More than 250,000 predominantly Jewish victims of the Nazis' so-called "Final Solution" were systematically murdered in the Sobibor death camp set up near the city of Lubin in German-occupied Poland in 1942.

Unlike the death camp at Auschwitz, where prisoners were made to work before being gassed, Sobibor and the camps at Treblinka and Belzec in the German-held east, were designed for the instant extermination of their victims.

Train transports with thousands of Jews collected in round-ups throughout Europe were sent to the three camps. The victims were herded out of cattle wagons by SS guards with whips. Those who were too weak to work were sent immediately to a so-called sick bay, often decorated with a red cross, where they were shot.

Jews from eastern Europe were sent to the gas chambers immediately, but those from western Europe were duped into believing that they had come to work and told that they first had to shower.

Whole families were then marched down the cynically named "road to heaven". At the end of it, they were pushed into changing rooms, stripped of their clothes and possessions and shaved. The collected hair was used in factories in the Nazi Reich to make blankets and socks for U-Boat crews. SS guards then drove their victims into the gas chambers. Often they used bayonets and whips to complete the task.

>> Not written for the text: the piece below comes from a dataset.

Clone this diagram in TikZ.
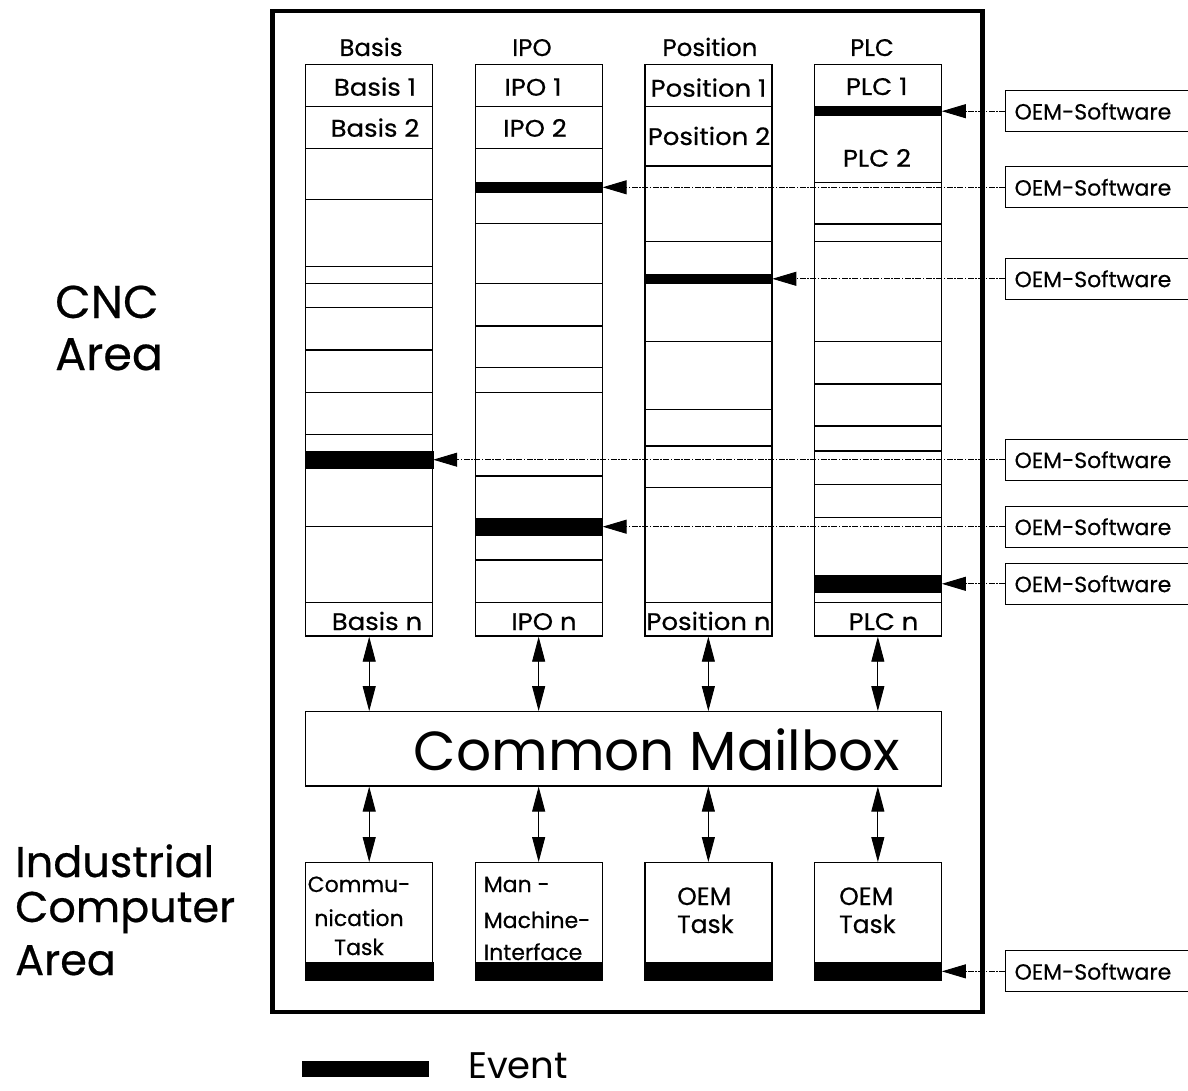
\documentclass[tikz,border=0pt]{standalone}
\usepackage{fontspec}
\setmainfont{Poppins}
\newfontfamily\cellf{Poppins}[FakeStretch=1.08, FakeBold=0.5]
\newfontfamily\headf{Poppins}[FakeStretch=1.02, FakeBold=0.5]
\newfontfamily\plainf{Poppins}[FakeBold=0.5]
\usetikzlibrary{arrows.meta}
\begin{document}
\begin{tikzpicture}[x=1pt,y=-1pt,
  col/.style={draw, line width=1.3pt, fill=white, minimum width=127pt, minimum height=571.7pt, inner sep=0pt},
  sep/.style={line width=1.2pt},
  evt/.style={fill=black, draw=black, line width=0.5pt, minimum width=127.5pt, inner sep=0pt},
  oem/.style={draw, line width=1.2pt, anchor=west, minimum width=200pt, minimum height=41pt, text width=182pt, align=left, inner xsep=9pt, font=\plainf\fontsize{22}{26}\selectfont},
  oemarr/.style={line width=0.9pt, dash pattern=on 6pt off 1.5pt on 1.5pt off 1.5pt, -{Triangle[length=24pt,width=14pt]}},
  dbl/.style={line width=0.9pt, {Triangle[length=25pt,width=13pt]}-{Triangle[length=25pt,width=13pt]}},
  task/.style={draw, line width=1.3pt, minimum width=127pt, minimum height=117.3pt, inner sep=0pt},
  hlbl/.style={anchor=base, inner sep=0pt, font=\headf\fontsize{24}{28}\selectfont},
  lbl/.style={anchor=base, inner sep=0pt, font=\cellf\fontsize{24}{28}\selectfont},
  tclbl/.style={anchor=base, inner sep=0pt, font=\plainf\fontsize{22}{26}\selectfont},
  tlbl/.style={anchor=base west, inner sep=0pt, font=\plainf\fontsize{22}{26}\selectfont},
  olbl/.style={anchor=base west, inner sep=0pt, font=\plainf\fontsize{25}{28}\selectfont},
  big/.style={anchor=base west, inner sep=0pt, font=\plainf\fontsize{46}{50}\selectfont},
  bigb/.style={anchor=base west, inner sep=0pt, font=\plainf\fontsize{43}{47}\selectfont}
]
\useasboundingbox (0,0) rectangle (1188,1091);

% outer frame
\node[draw, line width=4.5pt, minimum width=710pt, minimum height=1001pt, inner sep=0pt] (frame) at (627.5,511.5) {};

% left labels
\node[big] (cnc1) at (55,318) {CNC};
\node[big] (cnc2) at (55,370) {Area};
\node[bigb] (ind1) at (15,877) {Industrial};
\node[bigb] (ind2) at (15,922) {Computer};
\node[bigb] (ind3) at (15,975) {Area};

% headers
\node[hlbl] (hbasis) at (371,56) {Basis};
\node[hlbl] (hipo) at (532,56) {IPO};
\node[hlbl] (hpos) at (710,56) {Position};
\node[hlbl] (hplc) at (872,56) {PLC};

% columns
\node[col] (basis) at (369.2,350.2) {};
\node[col] (ipo) at (538.65,350.2) {};
\node[col] (pos) at (708.35,350.2) {};
\node[col] (plc) at (877.85,350.2) {};

% separators
\foreach \y in {106.7,148.3,199.3,266.7,283.3,307.7,350,392.7,434.3,526.7,602.7}
  \draw[sep] (305.7,\y) -- (432.7,\y);
\foreach \y in {106.7,148.3,223.3,283.3,326,367.3,392.7,476,560,602.7}
  \draw[sep] (475,\y) -- (602.3,\y);
\foreach \y in {106.7,166,241.7,341.7,409.3,446,487.7,602.7}
  \draw[sep] (645,\y) -- (771.7,\y);
\foreach \y in {182.7,224,241.7,341.7,384,426,451,484.3,517.3,602.7}
  \draw[sep] (814,\y) -- (941.7,\y);

% event bars in columns
\node[evt, minimum height=17.3pt] (eb) at (369.2,459.7) {};
\node[evt, minimum height=10pt] (ei1) at (538.65,187.3) {};
\node[evt, minimum height=16.7pt] (ei2) at (538.65,526.7) {};
\node[evt, minimum height=9pt] (ep) at (708.35,278.8) {};
\node[evt, minimum height=9pt] (el1) at (877.85,111.2) {};
\node[evt, minimum height=17.7pt] (el2) at (877.85,583.8) {};

% cell labels
\node[lbl] (b1) at (375,95.7) {Basis 1};
\node[lbl] (b2) at (375,136.7) {Basis 2};
\node[lbl] (i1) at (533,95.7) {IPO 1};
\node[lbl] (i2) at (535,136.7) {IPO 2};
\node[lbl] (p1) at (708.5,96.7) {Position 1};
\node[lbl] (p2) at (709,145) {Position 2};
\node[lbl] (l1) at (876.7,95) {PLC 1};
\node[lbl] (l2) at (877,166.7) {PLC 2};
\node[lbl] (bn) at (377,630) {Basis n};
\node[lbl] (in) at (544,630) {IPO n};
\node[lbl] (pn) at (708.5,630) {Position n};
\node[lbl] (ln) at (883.5,630) {PLC n};

% mailbox
\node[draw, line width=1.2pt, minimum width=636pt, minimum height=74.3pt, inner sep=0pt] (mbox) at (623.7,748.85) {};
\node[anchor=base, inner sep=0pt, font=\fontsize{55}{60}\selectfont] (mtext) at (657,770) {Common Mailbox};

% task boxes
\node[task] (t1) at (369.2,921.35) {};
\node[task] (t2) at (538.65,921.35) {};
\node[task] (t3) at (708.35,921.35) {};
\node[task] (t4) at (877.85,921.35) {};
\node[evt, minimum height=17.3pt] (tb1) at (369.2,971.35) {};
\node[evt, minimum height=17.3pt] (tb2) at (538.65,971.35) {};
\node[evt, minimum height=17.3pt] (tb3) at (708.35,971.35) {};
\node[evt, minimum height=17.3pt] (tb4) at (877.85,971.35) {};

\node[tclbl] (t1a) at (359,892) {Commu-};
\node[tclbl] (t1b) at (359,926) {nication};
\node[tclbl] (t1c) at (359,955) {Task};
\node[tlbl] (t2a) at (483.6,892) {Man -};
\node[tlbl] (t2b) at (483.6,928) {Machine-};
\node[tlbl] (t2c) at (483.6,960) {Interface};
\node[olbl] (t3a) at (677,905) {OEM};
\node[olbl] (t3b) at (677,933) {Task};
\node[olbl] (t4a) at (839,905) {OEM};
\node[olbl] (t4b) at (839,933) {Task};

% double arrows
\foreach \c/\t in {basis/t1,ipo/t2,pos/t3,plc/t4}{
  \draw[dbl] (\c.south) -- (\c.south |- mbox.north);
  \draw[dbl] (\t.north |- mbox.south) -- (\t.north);
}

% OEM software boxes
\node[oem] (o1) at (1005,111.2) {OEM-Software};
\node[oem] (o2) at (1005,187.3) {OEM-Software};
\node[oem] (o3) at (1005,278.8) {OEM-Software};
\node[oem] (o4) at (1005,459.7) {OEM-Software};
\node[oem] (o5) at (1005,526.7) {OEM-Software};
\node[oem] (o6) at (1005,583.8) {OEM-Software};
\node[oem] (o7) at (1005,971.35) {OEM-Software};

\draw[oemarr] (o1.west) -- (el1.east);
\draw[oemarr] (o2.west) -- (ei1.east);
\draw[oemarr] (o3.west) -- (ep.east);
\draw[oemarr] (o4.west) -- (eb.east);
\draw[oemarr] (o5.west) -- (ei2.east);
\draw[oemarr] (o6.west) -- (el2.east);
\draw[oemarr] (o7.west) -- (tb4.east);

% legend
\node[fill=black, minimum width=127.6pt, minimum height=16.6pt, inner sep=0pt] (legbar) at (365.5,1069) {};
\node[anchor=base west, inner sep=0pt, font=\fontsize{37}{40}\selectfont] (legtext) at (468,1078) {Event};
\end{tikzpicture}
\end{document}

"The camp gate opened to reveal what looked like a beautiful village," recalled 83-year-old Thomas Blatt, one of the two survivors of Sobibor. "We had heard what went on in there but we refused to believe it. But I knew better. I was 15 and I realised I was going to die."

Mr Blatt was 15 when he worked at Sobibor shaving prisoners before they were sent to the gas chambers. "They mistreated us, they shot the old and sick new arrivals who couldn't walk any more," he said of the SS guards. "They were the ones who drove the naked people into the gas chambers with their bayonets. They would come back with splashes of blood on their boots," he told The Independent last year. Mr Blatt saw his father being beaten to death with a club.

He lost all his family in Sobibor. "I remember the whine of the generator that started the engine which made the gas that killed them. I remember standing and listening to the muffled screams and knowing that men, women and children were dying in agony as I was sorting their clothes," he said.

Mr Blatt was one of a group of Sobibor inmates who managed to escape. Towards the end of 1943, the Nazi authorities began shutting down the three extermination camps. Thousands of inmates were slaughtered in an operation nicknamed "harvest festival".